Problem to work on: Repeat what the lines below say, word for word, and skip every image.

*** Given information

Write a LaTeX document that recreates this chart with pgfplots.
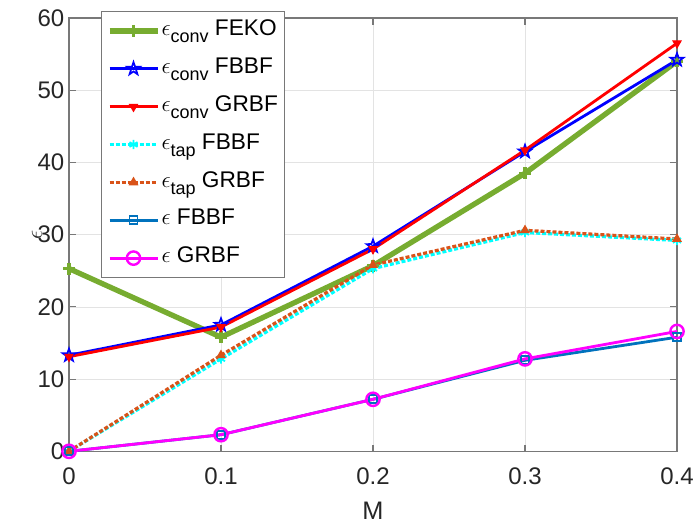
\documentclass[border=0pt]{standalone}
\usepackage{pgfplots}
\pgfplotsset{compat=1.18}
\usepackage{fontspec}
\setmainfont{Liberation Sans}
\definecolor{mgreen}{RGB}{119,172,48}
\definecolor{morange}{RGB}{217,83,25}
\definecolor{mblue}{RGB}{0,114,189}
\definecolor{mcyan}{RGB}{0,255,255}
\definecolor{mmagenta}{RGB}{255,0,255}
\definecolor{mred}{RGB}{255,0,0}
\definecolor{mbluep}{RGB}{0,0,255}
\definecolor{axgray}{RGB}{120,120,120}
\newcommand{\sub}[1]{\raisebox{-5.5pt}{\fontsize{13.5}{15}\selectfont #1}}
\pgfdeclareplotmark{pentagram}{%
  \pgfpathmoveto{\pgfpointpolar{90}{\pgfplotmarksize}}%
  \pgfpathlineto{\pgfpointpolar{126}{0.4\pgfplotmarksize}}%
  \pgfpathlineto{\pgfpointpolar{162}{\pgfplotmarksize}}%
  \pgfpathlineto{\pgfpointpolar{198}{0.4\pgfplotmarksize}}%
  \pgfpathlineto{\pgfpointpolar{234}{\pgfplotmarksize}}%
  \pgfpathlineto{\pgfpointpolar{270}{0.4\pgfplotmarksize}}%
  \pgfpathlineto{\pgfpointpolar{306}{\pgfplotmarksize}}%
  \pgfpathlineto{\pgfpointpolar{342}{0.4\pgfplotmarksize}}%
  \pgfpathlineto{\pgfpointpolar{18}{\pgfplotmarksize}}%
  \pgfpathlineto{\pgfpointpolar{54}{0.4\pgfplotmarksize}}%
  \pgfpathclose\pgfusepathqstroke}
\begin{document}
\begin{tikzpicture}
\begin{axis}[
  scale only axis,
  width=456pt, height=325pt,
  xmin=0, xmax=0.4, ymin=0, ymax=60,
  xtick={0,0.1,0.2,0.3,0.4},
  xticklabels={0,0.1,0.2,0.3,0.4},
  ytick={0,10,20,30,40,50,60},
  grid=major,
  major grid style={gray!22},
  axis line style={axgray, line width=0.8pt},
  tick style={axgray, line width=0.8pt},
  tick align=inside,
  major tick length=5pt,
  ticklabel style={font=\fontsize{18}{20}\selectfont, text=black!85},
  xticklabel style={yshift=-9pt},
  /pgf/number format/assume math mode=true,
  xlabel={M}, ylabel={$\epsilon$},
  xlabel style={font=\fontsize{19}{21}\selectfont, text=black!85, yshift=-6pt},
  ylabel style={font=\fontsize{16}{18}\selectfont, text=black!85, yshift=-10pt},
  legend style={at={(0.0526,1.016)}, anchor=north west, font=\fontsize{17}{19}\selectfont,
    draw=axgray, line width=0.8pt, row sep=7.4pt, inner sep=4pt,
    nodes={text height=13pt, text depth=6pt, inner sep=1pt}},
  legend cell align=left,
  legend image code/.code={\draw[mark repeat=2,mark phase=2] plot coordinates {(0pt,0pt) (18pt,0pt) (36pt,0pt)};},
  every axis plot/.append style={line width=2.1pt},
]
\addplot[mgreen, line width=4pt, mark=+, mark size=4.5pt, mark options={line width=2.5pt}] coordinates {(0,25.3) (0.1,15.8) (0.2,25.7) (0.3,38.5) (0.4,54.0)};
\addlegendentry{$\epsilon$\sub{conv} FEKO}
\addplot[mbluep, mark=pentagram, mark size=5pt, mark options={line width=1.3pt}] coordinates {(0,13.3) (0.1,17.5) (0.2,28.4) (0.3,41.5) (0.4,54.2)};
\addlegendentry{$\epsilon$\sub{conv} FBBF}
\addplot[mred, mark=triangle*, mark size=3.5pt, mark options={rotate=180, line width=0.8pt}] coordinates {(0,13.1) (0.1,17.2) (0.2,28.0) (0.3,41.7) (0.4,56.5)};
\addlegendentry{$\epsilon$\sub{conv} GRBF}
\addplot[mcyan, dash pattern=on 3pt off 1.5pt, line width=2.4pt, mark=asterisk, mark size=3.5pt, mark options={solid, line width=1.4pt}] coordinates {(0,0) (0.1,12.8) (0.2,25.3) (0.3,30.3) (0.4,29.2)};
\addlegendentry{$\epsilon$\sub{tap} FBBF}
\addplot[morange, dash pattern=on 3pt off 1.5pt, line width=2.4pt, mark=triangle*, mark size=3.5pt, mark options={solid, line width=0.8pt}] coordinates {(0,0) (0.1,13.3) (0.2,25.8) (0.3,30.6) (0.4,29.4)};
\addlegendentry{$\epsilon$\sub{tap} GRBF}
\addplot[mblue, mark=square, mark size=3pt, mark options={line width=1.3pt}] coordinates {(0,0) (0.1,2.3) (0.2,7.2) (0.3,12.6) (0.4,15.8)};
\addlegendentry{$\epsilon$ FBBF}
\addplot[mmagenta, mark=o, mark size=5pt, mark options={line width=1.8pt}] coordinates {(0,0) (0.1,2.3) (0.2,7.2) (0.3,12.8) (0.4,16.6)};
\addlegendentry{$\epsilon$ GRBF}
\end{axis}
\pgfresetboundingbox
\path (current axis.south west) +(-51.75pt,-54.75pt) (current axis.north east) +(14.25pt,13.5pt);
\end{tikzpicture}
\end{document}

******

Expected answer:
Write a LaTeX document that recreates this chart with pgfplots.
\documentclass[border=0pt]{standalone}
\usepackage{pgfplots}
\pgfplotsset{compat=1.18}
\usepackage{fontspec}
\setmainfont{Liberation Sans}
\definecolor{mgreen}{RGB}{119,172,48}
\definecolor{morange}{RGB}{217,83,25}
\definecolor{mblue}{RGB}{0,114,189}
\definecolor{mcyan}{RGB}{0,255,255}
\definecolor{mmagenta}{RGB}{255,0,255}
\definecolor{mred}{RGB}{255,0,0}
\definecolor{mbluep}{RGB}{0,0,255}
\definecolor{axgray}{RGB}{120,120,120}
\newcommand{\sub}[1]{\raisebox{-5.5pt}{\fontsize{13.5}{15}\selectfont #1}}
\pgfdeclareplotmark{pentagram}{%
  \pgfpathmoveto{\pgfpointpolar{90}{\pgfplotmarksize}}%
  \pgfpathlineto{\pgfpointpolar{126}{0.4\pgfplotmarksize}}%
  \pgfpathlineto{\pgfpointpolar{162}{\pgfplotmarksize}}%
  \pgfpathlineto{\pgfpointpolar{198}{0.4\pgfplotmarksize}}%
  \pgfpathlineto{\pgfpointpolar{234}{\pgfplotmarksize}}%
  \pgfpathlineto{\pgfpointpolar{270}{0.4\pgfplotmarksize}}%
  \pgfpathlineto{\pgfpointpolar{306}{\pgfplotmarksize}}%
  \pgfpathlineto{\pgfpointpolar{342}{0.4\pgfplotmarksize}}%
  \pgfpathlineto{\pgfpointpolar{18}{\pgfplotmarksize}}%
  \pgfpathlineto{\pgfpointpolar{54}{0.4\pgfplotmarksize}}%
  \pgfpathclose\pgfusepathqstroke}
\begin{document}
\begin{tikzpicture}
\begin{axis}[
  scale only axis,
  width=456pt, height=325pt,
  xmin=0, xmax=0.4, ymin=0, ymax=60,
  xtick={0,0.1,0.2,0.3,0.4},
  xticklabels={0,0.1,0.2,0.3,0.4},
  ytick={0,10,20,30,40,50,60},
  grid=major,
  major grid style={gray!22},
  axis line style={axgray, line width=0.8pt},
  tick style={axgray, line width=0.8pt},
  tick align=inside,
  major tick length=5pt,
  ticklabel style={font=\fontsize{18}{20}\selectfont, text=black!85},
  xticklabel style={yshift=-9pt},
  /pgf/number format/assume math mode=true,
  xlabel={M}, ylabel={$\epsilon$},
  xlabel style={font=\fontsize{19}{21}\selectfont, text=black!85, yshift=-6pt},
  ylabel style={font=\fontsize{16}{18}\selectfont, text=black!85, yshift=-10pt},
  legend style={at={(0.0526,1.016)}, anchor=north west, font=\fontsize{17}{19}\selectfont,
    draw=axgray, line width=0.8pt, row sep=7.4pt, inner sep=4pt,
    nodes={text height=13pt, text depth=6pt, inner sep=1pt}},
  legend cell align=left,
  legend image code/.code={\draw[mark repeat=2,mark phase=2] plot coordinates {(0pt,0pt) (18pt,0pt) (36pt,0pt)};},
  every axis plot/.append style={line width=2.1pt},
]
\addplot[mgreen, line width=4pt, mark=+, mark size=4.5pt, mark options={line width=2.5pt}] coordinates {(0,25.3) (0.1,15.8) (0.2,25.7) (0.3,38.5) (0.4,54.0)};
\addlegendentry{$\epsilon$\sub{conv} FEKO}
\addplot[mbluep, mark=pentagram, mark size=5pt, mark options={line width=1.3pt}] coordinates {(0,13.3) (0.1,17.5) (0.2,28.4) (0.3,41.5) (0.4,54.2)};
\addlegendentry{$\epsilon$\sub{conv} FBBF}
\addplot[mred, mark=triangle*, mark size=3.5pt, mark options={rotate=180, line width=0.8pt}] coordinates {(0,13.1) (0.1,17.2) (0.2,28.0) (0.3,41.7) (0.4,56.5)};
\addlegendentry{$\epsilon$\sub{conv} GRBF}
\addplot[mcyan, dash pattern=on 3pt off 1.5pt, line width=2.4pt, mark=asterisk, mark size=3.5pt, mark options={solid, line width=1.4pt}] coordinates {(0,0) (0.1,12.8) (0.2,25.3) (0.3,30.3) (0.4,29.2)};
\addlegendentry{$\epsilon$\sub{tap} FBBF}
\addplot[morange, dash pattern=on 3pt off 1.5pt, line width=2.4pt, mark=triangle*, mark size=3.5pt, mark options={solid, line width=0.8pt}] coordinates {(0,0) (0.1,13.3) (0.2,25.8) (0.3,30.6) (0.4,29.4)};
\addlegendentry{$\epsilon$\sub{tap} GRBF}
\addplot[mblue, mark=square, mark size=3pt, mark options={line width=1.3pt}] coordinates {(0,0) (0.1,2.3) (0.2,7.2) (0.3,12.6) (0.4,15.8)};
\addlegendentry{$\epsilon$ FBBF}
\addplot[mmagenta, mark=o, mark size=5pt, mark options={line width=1.8pt}] coordinates {(0,0) (0.1,2.3) (0.2,7.2) (0.3,12.8) (0.4,16.6)};
\addlegendentry{$\epsilon$ GRBF}
\end{axis}
\pgfresetboundingbox
\path (current axis.south west) +(-51.75pt,-54.75pt) (current axis.north east) +(14.25pt,13.5pt);
\end{tikzpicture}
\end{document}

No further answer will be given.